La discusión de los asuntos políticos genera desencanto y frustración. En estos meses previos a las elecciones de autoridades locales, los temas que concentran la casi totalidad de la atención de la opinión ciudadana son los relacionados con la mecánica política.
Lo trascendental no son los problemas sociales y la búsqueda de soluciones a través de propuestas políticas innovadoras; sino qué está pensando un determinado Senador o Representante que tiene poder electoral a nivel local.
Las discusiones son sobre si el alcalde o gobernador de turno están dispuestos o no a negociar políticamente con tal o cual grupo para asegurar la continuidad en el poder.
Las elucubraciones son sobre si un expresidente va a convencer a otro expresidente, de presentar candidatos unidos en varias regiones del país. Si un excandidato presidencial va a tener éxito con su gira nacional para recomponer su partido. Si los conservadores van a desaparecer. Si el gobierno del presidente Duque podrá tener incidencia en los resultados de las elecciones de octubre.
Sin embargo, el abordaje de temas cruciales como la inseguridad, el desempleo, la pobreza, la marginalidad, el aumento de la migración, la baja cobertura de servicios públicos, la crisis de la salud y la mala calidad de la educación, por sólo mencionar algunos, es marginal. Parece que estos temas no importan, a pesar de que en teoría son lo fundamental.
En el régimen electoral colombiano, es obligatorio el voto programático, lo que significa la presentación de un programa de gobierno, que es inscrito ante las autoridades, y se presume que sobre su contenido es que votan los ciudadanos, y que cuando se gana, ese programa es la base del Plan de Desarrollo.
Pero la experiencia demuestra que el Programa de Gobierno, casi siempre, se construye a última hora, antes de que se cierren los plazos legales, y normalmente es un texto lleno de lugares comunes, sin buenos análisis de entorno y con muy pocos compromisos reales.

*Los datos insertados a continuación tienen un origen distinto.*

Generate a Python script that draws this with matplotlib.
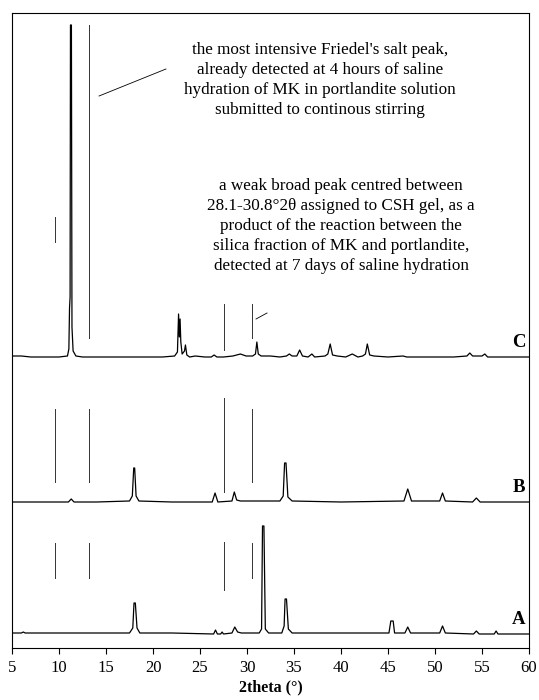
import numpy as np
import matplotlib
matplotlib.use("Agg")
import matplotlib.pyplot as plt

plt.rcParams['font.family'] = ['Liberation Serif', 'DejaVu Serif']

# 2theta / intensity (intensity above each trace's own baseline)
tt_A = [5, 6.0, 6.2, 6.4, 9, 12, 15, 17.5, 17.85, 17.98, 18.12, 18.3, 18.6, 22, 26.45, 26.65, 26.85,
        27.2, 27.35, 27.5, 28.4, 28.7, 29.0, 29.4, 31.3, 31.55, 31.65, 31.8, 31.95, 32.3, 33.7, 33.95,
        34.05, 34.2, 34.4, 34.8, 36, 40, 45.1, 45.3, 45.42, 45.55, 45.7, 46.8, 47.1, 47.4, 50.5, 50.8,
        51.1, 54.1, 54.4, 54.7, 56.3, 56.5, 56.7, 60]
int_A = [1, 1, 2, 1, 1, 1, 1, 1, 6, 31, 31, 6, 1, 1, 0, 4, 0,
         0, 2, 0, 1, 7, 2, 1, 1, 5, 108, 108, 5, 1, 1, 8,
         35, 35, 5, 1, 1, 1, 1, 13, 13, 13, 1, 1, 7, 1, 1, 8,
         1, 0, 3, 0, 0, 3, 0, 0]

tt_B = [5, 7, 9, 11.0, 11.3, 11.6, 14, 17.5, 17.8, 17.95, 18.05, 18.2, 18.5, 22, 26.3, 26.6, 26.9,
        28.4, 28.65, 28.9, 29.3, 33.5, 33.85, 34.0, 34.15, 34.35, 34.8, 40, 46.7, 47.1, 47.5, 50.5,
        50.8, 51.1, 54.0, 54.4, 54.8, 60]
int_B = [0, 0, 0, 0, 3, 0, 0, 1, 6, 34, 34, 6, 1, 0, 0, 9, 0,
         1, 10, 2, 1, 1, 6, 39, 39, 5, 1, 0, 1, 13, 1, 1,
         9, 1, 0, 4, 0, 0]

tt_C = [5, 6, 7, 8, 9, 10, 10.9, 11.05, 11.12, 11.18, 11.22, 11.32, 11.38, 11.5, 11.8, 12.5, 14, 16,
        18, 20, 21, 22.3, 22.6, 22.72, 22.8, 22.88, 22.96, 23.1, 23.35, 23.45, 23.6, 23.9, 24.5, 25.5,
        26.2, 26.5, 26.8, 27.5, 28.5, 29.3, 29.9, 30.6, 30.9, 31.05, 31.2, 31.5, 32.5, 33.5, 34.2, 34.5,
        34.8, 35.3, 35.6, 35.9, 36.5, 36.9, 37.2, 38.3, 38.6, 38.85, 39.1, 39.6, 40.5, 41.2, 41.8, 42.3,
        42.6, 42.8, 43.05, 43.5, 45, 46.6, 47, 49, 52, 53.4, 53.7, 54.0, 55.0, 55.3, 55.6, 57, 59, 60]
int_C = [1, 1, 0, 0, 0, 0, 1, 8, 49, 60, 332, 332, 30, 6, 1, 0, 0, 0,
         0, 0, 0, 1, 5, 43, 20, 38, 15, 3, 6, 12, 2, 0, 1, 0,
         0, 2, 0, 0, 1, 3, 1, 1, 3, 15, 3, 1, 1, 0, 1, 3,
         1, 1, 7, 1, 0, 3, 0, 1, 3, 13, 2, 1, 0, 3, 0, 1,
         3, 13, 2, 1, 0, 1, 0, 0, 0, 1, 4, 1, 1, 3, 0, 0, 0, 0]

labels = ['A', 'B', 'C']
offsets = [14, 146, 291]

# reference lines: 2theta, y from, y to (axis units)
ref_tt = [9.6, 13.2, 27.6, 30.5]
ref_A = [(70, 105), (70, 105), (58, 106), (70, 105)]
ref_B = [(166, 239), (166, 239), (156, 250), (166, 239)]
ref_C = [(406, 431), (310, 623), (298, 344), (310, 344)]

note1 = ("the most intensive Friedel's salt peak,\n"
         "already detected at 4 hours of saline\n"
         "hydration of MK in portlandite solution\n"
         "submitted to continous stirring")
note2 = ("a weak broad peak centred between\n"
         "28.1-30.8°2θ assigned to CSH gel, as a\n"
         "product of the reaction between the\n"
         "silica fraction of MK and portlandite,\n"
         "detected at 7 days of saline hydration")

fig = plt.figure(figsize=(5.39, 7.00), dpi=100)
ax = fig.add_axes([12/539, 52/700, 517/539, 635/700])

traces = [(tt_A, int_A), (tt_B, int_B), (tt_C, int_C)]
for (tt, inten), off, lab in zip(traces, offsets, labels):
    ax.plot(tt, np.array(inten) + off, color='black', lw=0.9)
    ax.text(59.6, off + 10, lab, fontsize=13.5, fontweight='bold', ha='right', va='baseline')

for refs in (ref_A, ref_B, ref_C):
    for t, (y0, y1) in zip(ref_tt, refs):
        ax.plot([t, t], [y0, y1], color='#333333', lw=0.7)

# leader lines
ax.plot([14.26, 21.38], [552, 579], color='black', lw=0.6)
ax.plot([30.96, 32.13], [329, 335], color='black', lw=0.6)

ax.text(37.8, 568, note1, ha='center', va='center', fontsize=12.3, linespacing=1.35)
ax.text(40.0, 422, note2, ha='center', va='center', fontsize=12.3, linespacing=1.35)

ax.set_xlim(5, 60)
ax.set_ylim(0, 635)
ax.set_xticks(np.arange(5, 61, 5))
ax.set_yticks([])
ax.tick_params(axis='x', direction='out', length=4, pad=5, labelsize=12)
ax.set_xlabel('2theta (°)', fontsize=11.5, fontweight='bold', labelpad=2)

fig.savefig('out.png', dpi=100)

Y es entendible que el programa de gobierno sea visto únicamente como el lleno de un requisito, porque la ciudadanía no exige debates razonados y no vota por las mejores propuestas y los candidatos más idóneos, sino por quienes mejor manipulen la opinión pública y por las alianzas más robustas, que permitan deducir que ellas son las que van a ganar.
Centenares de municipios y gran parte de las ciudades capitales se han jugado su futuro con proyectos políticos que resultaron viables gracias a las maquinarias, pero que han sido rotundos fracasos gubernamentales, dada la mala calidad de los gobernantes y la debilidad en la estructuración programática de su proyecto.
Al final, se ven alcaldes o gobernadores que se quedaron en permanente campaña política, porque no saben cómo enfrentar los retos del gobierno. Otros se han dedicado a llenar las redes sociales con su imagen, como si fueran estrellas de la farándula, pero abandonaron a su suerte proyectos que son vitales para garantizar desarrollo y crecimiento. Otros, llegaron al poder para llenarse las alforjas y garantizar su jubilación, dedicados únicamente a la ejecución de obras de ladrillo y cemento, pero se olvidaron completamente de las carencias de miles de familias atrapadas en la pobreza y la marginalidad.
La nuestra sigue siendo una democracia débil, donde los electores son presa fácil de la manipulación, porque no estudian y prefieren candidatos superficiales pero queridos y agradables, en vez de gobernantes serios y preparados.